▶ _SET EXERCISE_: Nothing after the line with "fig = plt.figure(figsize=(20.48, 12.8), dpi=100)" belongs in the copy; extract the lines below from the top through that line, pictures left out.

▶ _STORED DATA_:
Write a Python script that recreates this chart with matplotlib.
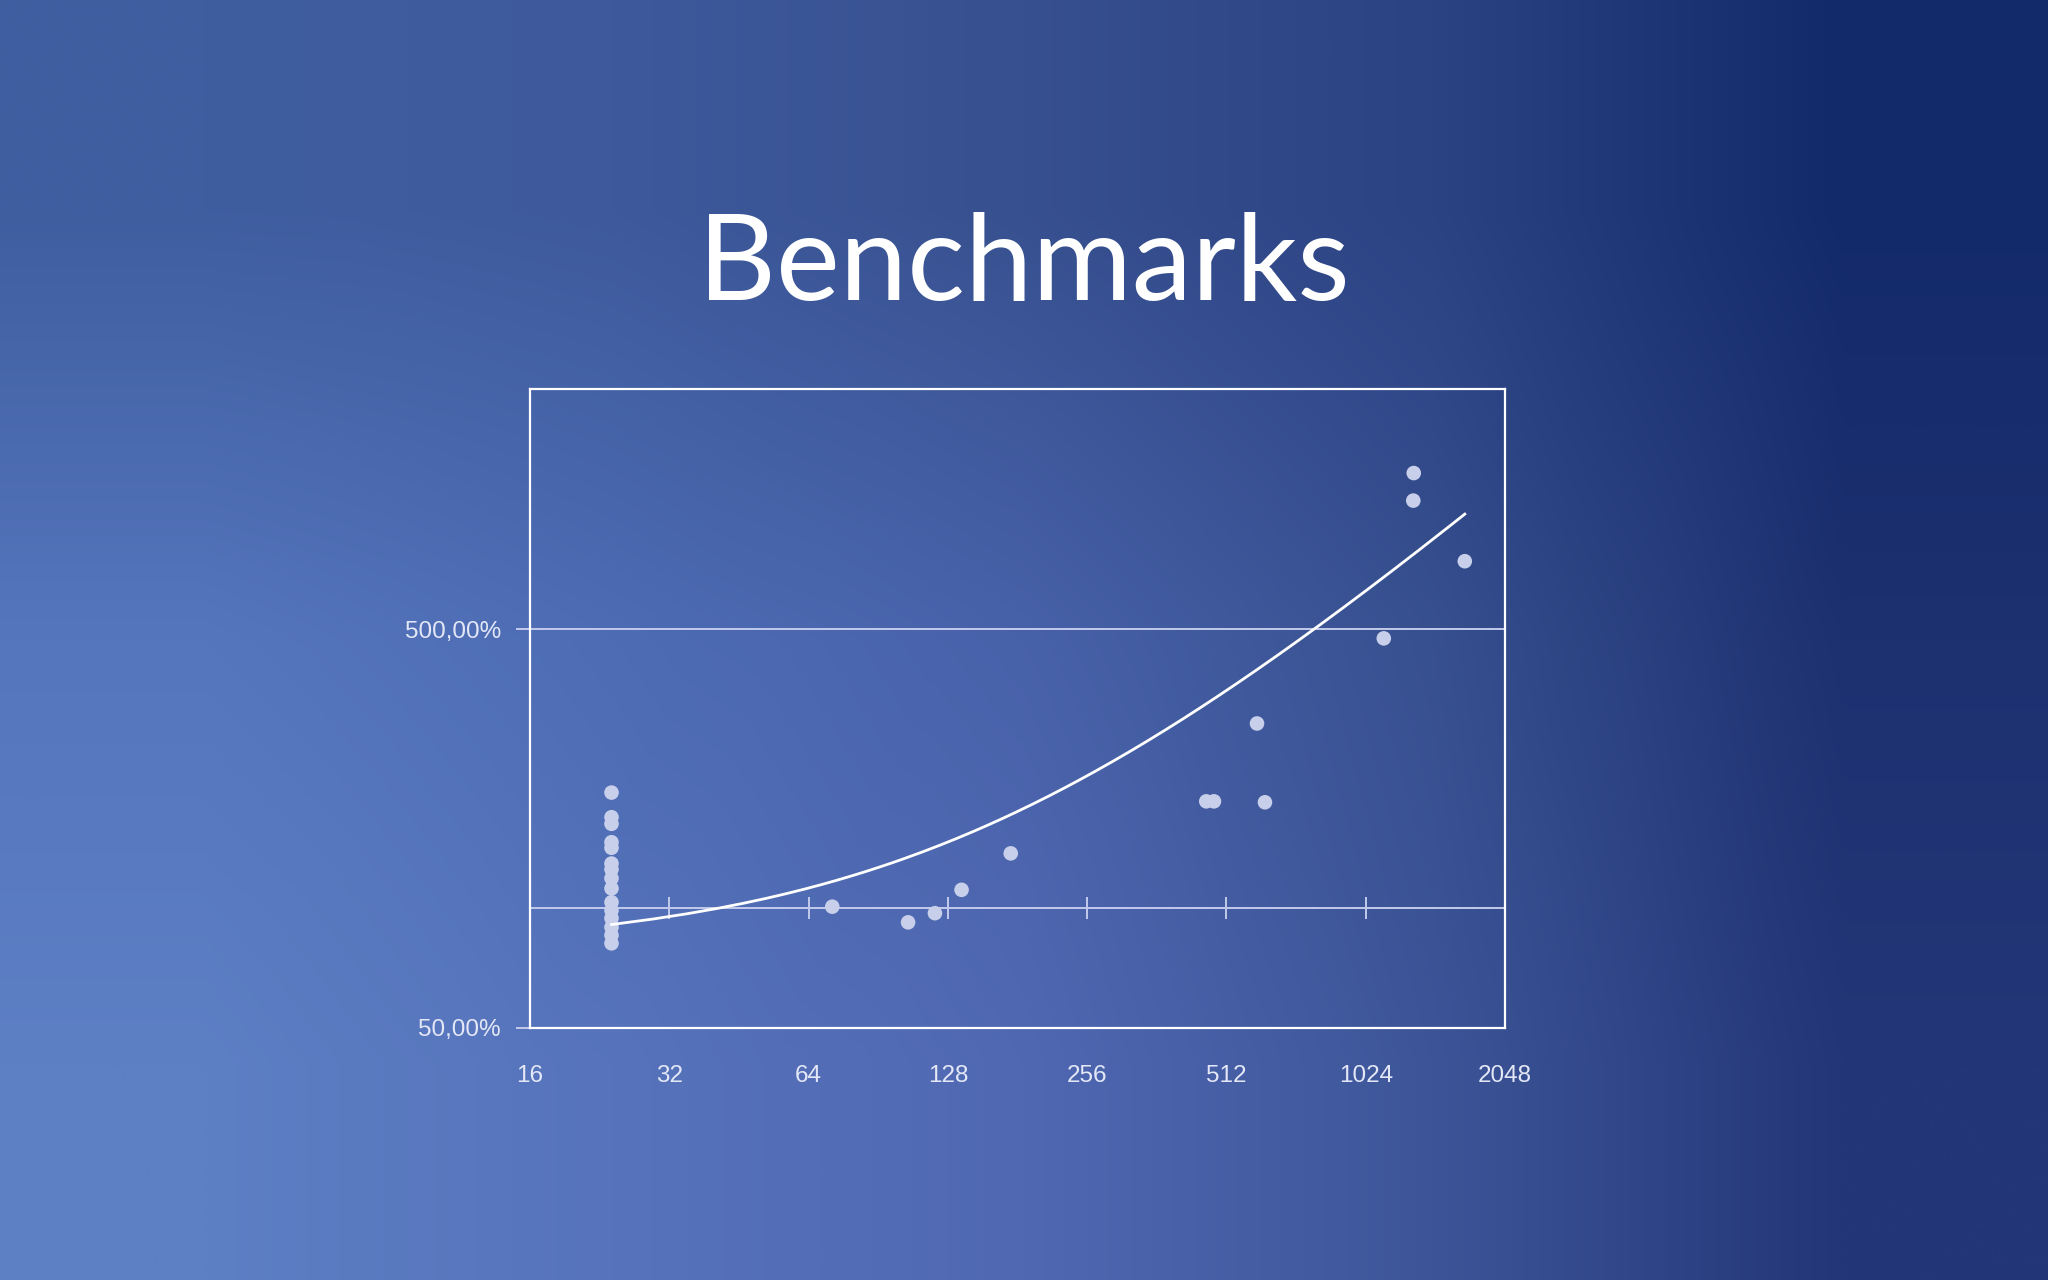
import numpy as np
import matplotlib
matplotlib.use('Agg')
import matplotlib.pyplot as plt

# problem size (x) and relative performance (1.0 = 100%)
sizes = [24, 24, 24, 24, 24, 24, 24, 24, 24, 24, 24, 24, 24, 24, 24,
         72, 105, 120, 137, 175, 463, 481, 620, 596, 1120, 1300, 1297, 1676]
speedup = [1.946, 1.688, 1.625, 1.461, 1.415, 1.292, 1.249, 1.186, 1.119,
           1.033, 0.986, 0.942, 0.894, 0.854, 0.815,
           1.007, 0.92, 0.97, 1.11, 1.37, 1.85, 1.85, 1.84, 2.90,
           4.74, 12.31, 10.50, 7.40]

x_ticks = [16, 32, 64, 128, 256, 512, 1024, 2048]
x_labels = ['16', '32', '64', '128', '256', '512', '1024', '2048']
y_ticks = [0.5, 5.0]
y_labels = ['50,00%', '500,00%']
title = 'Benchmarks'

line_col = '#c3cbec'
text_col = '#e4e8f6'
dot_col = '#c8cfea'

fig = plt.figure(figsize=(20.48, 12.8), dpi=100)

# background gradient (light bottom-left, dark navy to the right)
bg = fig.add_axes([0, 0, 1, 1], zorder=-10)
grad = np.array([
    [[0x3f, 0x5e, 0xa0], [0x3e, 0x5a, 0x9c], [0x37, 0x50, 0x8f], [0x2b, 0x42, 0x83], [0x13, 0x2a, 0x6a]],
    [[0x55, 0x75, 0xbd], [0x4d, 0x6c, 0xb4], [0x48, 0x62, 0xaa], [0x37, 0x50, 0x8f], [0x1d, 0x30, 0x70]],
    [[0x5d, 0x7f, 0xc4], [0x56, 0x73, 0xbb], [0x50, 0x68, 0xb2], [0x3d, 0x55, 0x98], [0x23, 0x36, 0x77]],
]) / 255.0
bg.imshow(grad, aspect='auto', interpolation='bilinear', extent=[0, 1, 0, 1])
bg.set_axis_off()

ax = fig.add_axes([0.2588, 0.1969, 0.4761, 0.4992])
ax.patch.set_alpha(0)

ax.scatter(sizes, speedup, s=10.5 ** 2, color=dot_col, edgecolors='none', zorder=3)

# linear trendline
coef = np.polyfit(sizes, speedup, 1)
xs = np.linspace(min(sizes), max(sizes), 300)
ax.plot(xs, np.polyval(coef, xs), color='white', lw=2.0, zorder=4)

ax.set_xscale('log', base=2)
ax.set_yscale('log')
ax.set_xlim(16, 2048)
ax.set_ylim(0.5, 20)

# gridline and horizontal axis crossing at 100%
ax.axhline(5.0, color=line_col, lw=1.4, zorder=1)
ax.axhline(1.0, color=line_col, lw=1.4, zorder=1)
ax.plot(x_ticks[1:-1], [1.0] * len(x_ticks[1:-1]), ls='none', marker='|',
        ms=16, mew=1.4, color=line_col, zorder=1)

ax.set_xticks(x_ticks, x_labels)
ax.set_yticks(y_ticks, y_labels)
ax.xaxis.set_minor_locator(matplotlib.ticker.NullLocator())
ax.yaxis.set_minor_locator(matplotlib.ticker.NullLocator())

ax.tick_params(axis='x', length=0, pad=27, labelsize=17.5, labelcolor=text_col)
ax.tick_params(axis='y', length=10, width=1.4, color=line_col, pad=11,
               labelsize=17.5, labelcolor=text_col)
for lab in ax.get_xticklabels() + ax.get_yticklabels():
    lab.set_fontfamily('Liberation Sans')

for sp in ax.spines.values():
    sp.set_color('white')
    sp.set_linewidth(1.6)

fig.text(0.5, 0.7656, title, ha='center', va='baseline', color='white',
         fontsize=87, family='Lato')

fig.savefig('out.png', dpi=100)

▶ _SOLUTION FOR THIS PROBLEM_:
Write a Python script that recreates this chart with matplotlib.
import numpy as np
import matplotlib
matplotlib.use('Agg')
import matplotlib.pyplot as plt

# problem size (x) and relative performance (1.0 = 100%)
sizes = [24, 24, 24, 24, 24, 24, 24, 24, 24, 24, 24, 24, 24, 24, 24,
         72, 105, 120, 137, 175, 463, 481, 620, 596, 1120, 1300, 1297, 1676]
speedup = [1.946, 1.688, 1.625, 1.461, 1.415, 1.292, 1.249, 1.186, 1.119,
           1.033, 0.986, 0.942, 0.894, 0.854, 0.815,
           1.007, 0.92, 0.97, 1.11, 1.37, 1.85, 1.85, 1.84, 2.90,
           4.74, 12.31, 10.50, 7.40]

x_ticks = [16, 32, 64, 128, 256, 512, 1024, 2048]
x_labels = ['16', '32', '64', '128', '256', '512', '1024', '2048']
y_ticks = [0.5, 5.0]
y_labels = ['50,00%', '500,00%']
title = 'Benchmarks'

line_col = '#c3cbec'
text_col = '#e4e8f6'
dot_col = '#c8cfea'

fig = plt.figure(figsize=(20.48, 12.8), dpi=100)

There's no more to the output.